**REQUEST**.
List each line in which the string "this" appears.

**DATASET EXCERPT**.
-- BEGIN --
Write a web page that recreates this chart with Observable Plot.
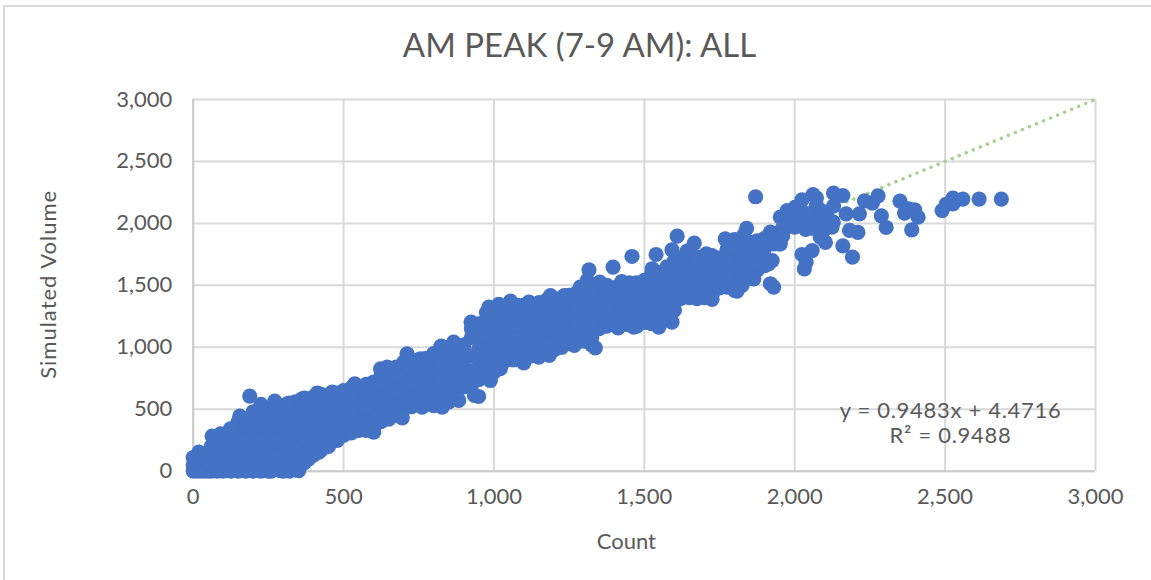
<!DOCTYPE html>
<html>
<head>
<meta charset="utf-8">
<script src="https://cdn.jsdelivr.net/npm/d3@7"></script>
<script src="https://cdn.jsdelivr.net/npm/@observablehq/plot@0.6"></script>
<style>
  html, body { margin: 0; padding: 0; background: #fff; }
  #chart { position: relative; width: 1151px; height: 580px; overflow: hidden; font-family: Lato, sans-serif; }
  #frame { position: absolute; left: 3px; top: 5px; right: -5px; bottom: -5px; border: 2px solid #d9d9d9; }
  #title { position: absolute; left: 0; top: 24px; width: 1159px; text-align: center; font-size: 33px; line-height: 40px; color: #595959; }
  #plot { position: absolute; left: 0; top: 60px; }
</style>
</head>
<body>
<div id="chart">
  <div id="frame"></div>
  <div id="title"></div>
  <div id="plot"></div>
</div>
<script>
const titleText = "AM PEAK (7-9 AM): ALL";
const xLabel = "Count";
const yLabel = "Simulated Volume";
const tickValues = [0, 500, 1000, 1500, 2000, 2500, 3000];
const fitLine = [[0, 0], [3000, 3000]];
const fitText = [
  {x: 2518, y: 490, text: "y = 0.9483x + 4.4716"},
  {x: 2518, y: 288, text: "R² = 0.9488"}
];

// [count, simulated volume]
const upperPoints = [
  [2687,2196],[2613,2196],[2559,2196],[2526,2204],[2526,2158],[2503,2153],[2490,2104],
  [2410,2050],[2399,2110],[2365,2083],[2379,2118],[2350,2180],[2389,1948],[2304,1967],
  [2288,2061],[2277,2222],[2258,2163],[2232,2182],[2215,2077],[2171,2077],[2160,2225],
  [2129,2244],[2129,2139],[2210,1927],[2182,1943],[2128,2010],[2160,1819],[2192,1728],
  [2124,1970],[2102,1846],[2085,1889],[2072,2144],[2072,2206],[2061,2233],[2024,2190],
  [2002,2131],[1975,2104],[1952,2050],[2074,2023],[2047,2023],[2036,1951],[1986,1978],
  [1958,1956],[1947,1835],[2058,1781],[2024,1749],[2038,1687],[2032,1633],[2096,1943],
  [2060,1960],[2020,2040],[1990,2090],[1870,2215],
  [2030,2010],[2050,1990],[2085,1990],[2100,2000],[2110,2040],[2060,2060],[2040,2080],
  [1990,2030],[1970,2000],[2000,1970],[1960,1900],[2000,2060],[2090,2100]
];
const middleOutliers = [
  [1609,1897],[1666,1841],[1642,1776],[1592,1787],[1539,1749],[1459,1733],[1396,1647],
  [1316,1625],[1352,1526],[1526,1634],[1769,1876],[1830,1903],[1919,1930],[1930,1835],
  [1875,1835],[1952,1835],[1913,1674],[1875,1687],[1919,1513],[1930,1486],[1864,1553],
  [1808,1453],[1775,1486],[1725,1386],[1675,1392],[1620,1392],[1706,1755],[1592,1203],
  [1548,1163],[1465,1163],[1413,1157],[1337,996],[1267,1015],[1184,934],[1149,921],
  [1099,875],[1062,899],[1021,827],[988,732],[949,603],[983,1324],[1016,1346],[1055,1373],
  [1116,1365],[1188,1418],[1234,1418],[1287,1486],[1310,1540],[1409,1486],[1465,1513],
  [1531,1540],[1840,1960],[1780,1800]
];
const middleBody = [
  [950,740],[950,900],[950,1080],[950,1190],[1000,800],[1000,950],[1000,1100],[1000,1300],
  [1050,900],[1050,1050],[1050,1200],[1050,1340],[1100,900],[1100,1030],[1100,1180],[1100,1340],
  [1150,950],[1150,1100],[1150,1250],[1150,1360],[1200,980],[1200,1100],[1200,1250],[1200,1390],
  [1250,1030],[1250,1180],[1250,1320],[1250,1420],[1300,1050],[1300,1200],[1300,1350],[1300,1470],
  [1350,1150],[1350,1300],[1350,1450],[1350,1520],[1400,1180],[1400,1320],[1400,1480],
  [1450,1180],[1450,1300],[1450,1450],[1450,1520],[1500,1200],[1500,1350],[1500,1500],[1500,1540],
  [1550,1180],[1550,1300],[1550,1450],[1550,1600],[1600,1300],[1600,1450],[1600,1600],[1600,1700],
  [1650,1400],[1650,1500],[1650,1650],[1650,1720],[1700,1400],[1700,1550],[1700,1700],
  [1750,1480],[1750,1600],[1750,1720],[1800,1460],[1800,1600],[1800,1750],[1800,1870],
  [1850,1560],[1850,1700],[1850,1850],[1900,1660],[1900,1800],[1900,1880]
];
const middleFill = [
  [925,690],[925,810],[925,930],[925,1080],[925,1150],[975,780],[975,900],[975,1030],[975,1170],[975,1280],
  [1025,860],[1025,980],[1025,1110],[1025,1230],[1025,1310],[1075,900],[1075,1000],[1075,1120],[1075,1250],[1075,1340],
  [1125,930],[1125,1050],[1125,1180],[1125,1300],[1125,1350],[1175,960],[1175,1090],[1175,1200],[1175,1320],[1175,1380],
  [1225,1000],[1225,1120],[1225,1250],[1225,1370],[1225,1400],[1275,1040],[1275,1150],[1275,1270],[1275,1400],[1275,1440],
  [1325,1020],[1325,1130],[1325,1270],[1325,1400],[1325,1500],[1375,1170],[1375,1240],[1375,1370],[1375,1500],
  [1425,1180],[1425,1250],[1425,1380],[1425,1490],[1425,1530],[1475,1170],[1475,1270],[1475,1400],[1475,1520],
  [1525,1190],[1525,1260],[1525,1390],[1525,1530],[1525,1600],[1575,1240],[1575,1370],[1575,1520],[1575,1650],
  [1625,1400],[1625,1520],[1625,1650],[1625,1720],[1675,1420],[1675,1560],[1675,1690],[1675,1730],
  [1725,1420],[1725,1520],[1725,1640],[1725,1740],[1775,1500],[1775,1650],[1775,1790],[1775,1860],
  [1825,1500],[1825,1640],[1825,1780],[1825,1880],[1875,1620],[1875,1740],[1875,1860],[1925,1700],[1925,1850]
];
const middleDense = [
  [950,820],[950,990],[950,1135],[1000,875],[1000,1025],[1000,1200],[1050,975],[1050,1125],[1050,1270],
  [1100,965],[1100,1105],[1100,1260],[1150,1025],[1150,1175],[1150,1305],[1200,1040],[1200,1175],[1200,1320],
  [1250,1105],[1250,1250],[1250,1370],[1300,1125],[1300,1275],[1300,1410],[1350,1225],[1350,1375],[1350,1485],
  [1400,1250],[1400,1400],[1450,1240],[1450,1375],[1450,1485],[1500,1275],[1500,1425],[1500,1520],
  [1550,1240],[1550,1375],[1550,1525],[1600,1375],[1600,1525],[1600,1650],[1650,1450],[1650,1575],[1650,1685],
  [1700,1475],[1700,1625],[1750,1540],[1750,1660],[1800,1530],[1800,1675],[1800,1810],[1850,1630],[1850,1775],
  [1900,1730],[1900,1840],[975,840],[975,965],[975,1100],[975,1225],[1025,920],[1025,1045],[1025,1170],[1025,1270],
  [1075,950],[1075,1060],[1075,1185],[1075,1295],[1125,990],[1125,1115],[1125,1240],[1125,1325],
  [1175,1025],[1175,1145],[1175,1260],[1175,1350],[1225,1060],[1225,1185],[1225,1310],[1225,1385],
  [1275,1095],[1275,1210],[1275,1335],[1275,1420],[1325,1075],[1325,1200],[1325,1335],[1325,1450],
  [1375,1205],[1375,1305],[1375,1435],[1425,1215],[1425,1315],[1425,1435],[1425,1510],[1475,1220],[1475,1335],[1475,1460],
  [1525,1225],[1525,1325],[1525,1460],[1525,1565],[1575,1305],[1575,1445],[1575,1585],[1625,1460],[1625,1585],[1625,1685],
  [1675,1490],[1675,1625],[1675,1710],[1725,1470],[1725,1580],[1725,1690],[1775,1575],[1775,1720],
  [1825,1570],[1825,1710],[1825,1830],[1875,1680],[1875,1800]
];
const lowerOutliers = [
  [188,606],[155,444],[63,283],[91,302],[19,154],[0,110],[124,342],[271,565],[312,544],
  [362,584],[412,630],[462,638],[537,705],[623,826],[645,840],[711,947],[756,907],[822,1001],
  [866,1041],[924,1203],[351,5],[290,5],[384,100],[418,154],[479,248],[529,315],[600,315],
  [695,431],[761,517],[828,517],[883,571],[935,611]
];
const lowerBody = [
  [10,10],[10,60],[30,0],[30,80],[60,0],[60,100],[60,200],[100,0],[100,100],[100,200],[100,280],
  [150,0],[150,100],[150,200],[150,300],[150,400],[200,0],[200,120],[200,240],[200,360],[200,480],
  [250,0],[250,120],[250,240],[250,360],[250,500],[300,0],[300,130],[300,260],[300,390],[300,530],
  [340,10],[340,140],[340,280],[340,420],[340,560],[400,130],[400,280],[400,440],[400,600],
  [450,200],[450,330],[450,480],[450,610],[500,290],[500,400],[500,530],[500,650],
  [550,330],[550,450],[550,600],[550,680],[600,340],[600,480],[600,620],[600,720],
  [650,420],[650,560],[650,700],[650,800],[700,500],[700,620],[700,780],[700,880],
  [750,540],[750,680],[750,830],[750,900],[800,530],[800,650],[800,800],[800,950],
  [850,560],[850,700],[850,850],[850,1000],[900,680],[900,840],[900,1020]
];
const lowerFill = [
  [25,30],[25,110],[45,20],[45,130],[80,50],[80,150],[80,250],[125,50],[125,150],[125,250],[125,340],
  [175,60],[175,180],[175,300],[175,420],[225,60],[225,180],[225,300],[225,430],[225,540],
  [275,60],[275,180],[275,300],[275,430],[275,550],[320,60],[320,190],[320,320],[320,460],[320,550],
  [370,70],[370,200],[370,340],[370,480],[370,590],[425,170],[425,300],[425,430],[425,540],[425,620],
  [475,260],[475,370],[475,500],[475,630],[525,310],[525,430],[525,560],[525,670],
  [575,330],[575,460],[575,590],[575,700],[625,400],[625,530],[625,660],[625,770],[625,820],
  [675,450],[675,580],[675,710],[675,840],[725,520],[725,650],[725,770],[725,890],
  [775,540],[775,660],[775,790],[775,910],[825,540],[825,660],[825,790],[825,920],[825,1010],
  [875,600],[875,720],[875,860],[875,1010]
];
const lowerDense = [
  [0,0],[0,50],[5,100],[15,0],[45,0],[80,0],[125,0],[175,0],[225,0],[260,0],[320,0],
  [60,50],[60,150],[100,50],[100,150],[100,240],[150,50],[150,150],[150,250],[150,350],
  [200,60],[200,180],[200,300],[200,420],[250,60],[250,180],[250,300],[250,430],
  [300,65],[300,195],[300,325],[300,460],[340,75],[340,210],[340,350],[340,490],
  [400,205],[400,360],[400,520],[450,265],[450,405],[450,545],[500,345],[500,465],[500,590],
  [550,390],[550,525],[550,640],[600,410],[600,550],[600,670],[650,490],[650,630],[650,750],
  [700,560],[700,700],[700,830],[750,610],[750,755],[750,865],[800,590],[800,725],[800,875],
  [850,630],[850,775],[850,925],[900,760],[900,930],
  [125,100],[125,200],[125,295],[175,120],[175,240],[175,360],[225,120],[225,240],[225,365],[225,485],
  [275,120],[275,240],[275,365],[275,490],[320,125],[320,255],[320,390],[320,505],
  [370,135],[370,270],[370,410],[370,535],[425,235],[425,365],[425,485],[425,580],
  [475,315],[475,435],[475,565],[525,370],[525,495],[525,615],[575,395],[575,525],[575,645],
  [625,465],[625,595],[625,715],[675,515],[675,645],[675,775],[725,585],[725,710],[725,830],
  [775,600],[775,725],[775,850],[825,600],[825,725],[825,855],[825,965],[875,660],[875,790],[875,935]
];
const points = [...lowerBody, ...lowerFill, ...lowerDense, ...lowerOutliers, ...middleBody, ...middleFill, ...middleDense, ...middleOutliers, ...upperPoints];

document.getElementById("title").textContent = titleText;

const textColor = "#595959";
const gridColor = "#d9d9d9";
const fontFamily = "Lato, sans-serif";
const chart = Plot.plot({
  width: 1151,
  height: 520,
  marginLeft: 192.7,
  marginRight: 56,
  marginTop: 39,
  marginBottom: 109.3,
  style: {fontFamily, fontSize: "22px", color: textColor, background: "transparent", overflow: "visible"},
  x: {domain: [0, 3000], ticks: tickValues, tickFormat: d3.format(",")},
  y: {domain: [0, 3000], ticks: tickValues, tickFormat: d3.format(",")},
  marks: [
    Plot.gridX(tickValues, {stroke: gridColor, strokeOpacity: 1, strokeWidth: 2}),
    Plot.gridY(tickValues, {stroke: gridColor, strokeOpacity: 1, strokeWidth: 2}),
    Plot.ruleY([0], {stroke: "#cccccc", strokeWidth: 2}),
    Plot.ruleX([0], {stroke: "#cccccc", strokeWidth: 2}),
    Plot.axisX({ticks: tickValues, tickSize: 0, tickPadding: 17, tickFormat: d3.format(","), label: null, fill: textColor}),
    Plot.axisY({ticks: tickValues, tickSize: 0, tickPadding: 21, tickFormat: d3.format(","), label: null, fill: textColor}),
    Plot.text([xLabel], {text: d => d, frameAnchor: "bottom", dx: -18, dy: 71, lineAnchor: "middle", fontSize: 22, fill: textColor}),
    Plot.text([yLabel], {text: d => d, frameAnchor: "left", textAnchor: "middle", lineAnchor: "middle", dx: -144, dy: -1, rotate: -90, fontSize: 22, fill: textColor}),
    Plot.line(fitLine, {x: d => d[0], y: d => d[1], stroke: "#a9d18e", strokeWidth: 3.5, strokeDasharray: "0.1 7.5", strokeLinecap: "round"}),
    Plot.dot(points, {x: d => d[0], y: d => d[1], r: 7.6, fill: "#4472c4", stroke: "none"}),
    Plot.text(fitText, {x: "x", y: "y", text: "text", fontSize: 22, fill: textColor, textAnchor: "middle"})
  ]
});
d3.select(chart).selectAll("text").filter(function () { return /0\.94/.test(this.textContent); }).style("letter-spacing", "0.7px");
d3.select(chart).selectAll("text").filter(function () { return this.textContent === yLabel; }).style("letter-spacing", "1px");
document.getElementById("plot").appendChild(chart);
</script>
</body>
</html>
-- END --
**SOLUTION BELOW**.
Write a web page that recreates this chart with Observable Plot.
d3.select(chart).selectAll("text").filter(function () { return /0\.94/.test(this.textContent); }).style("letter-spacing", "0.7px");
d3.select(chart).selectAll("text").filter(function () { return this.textContent === yLabel; }).style("letter-spacing", "1px");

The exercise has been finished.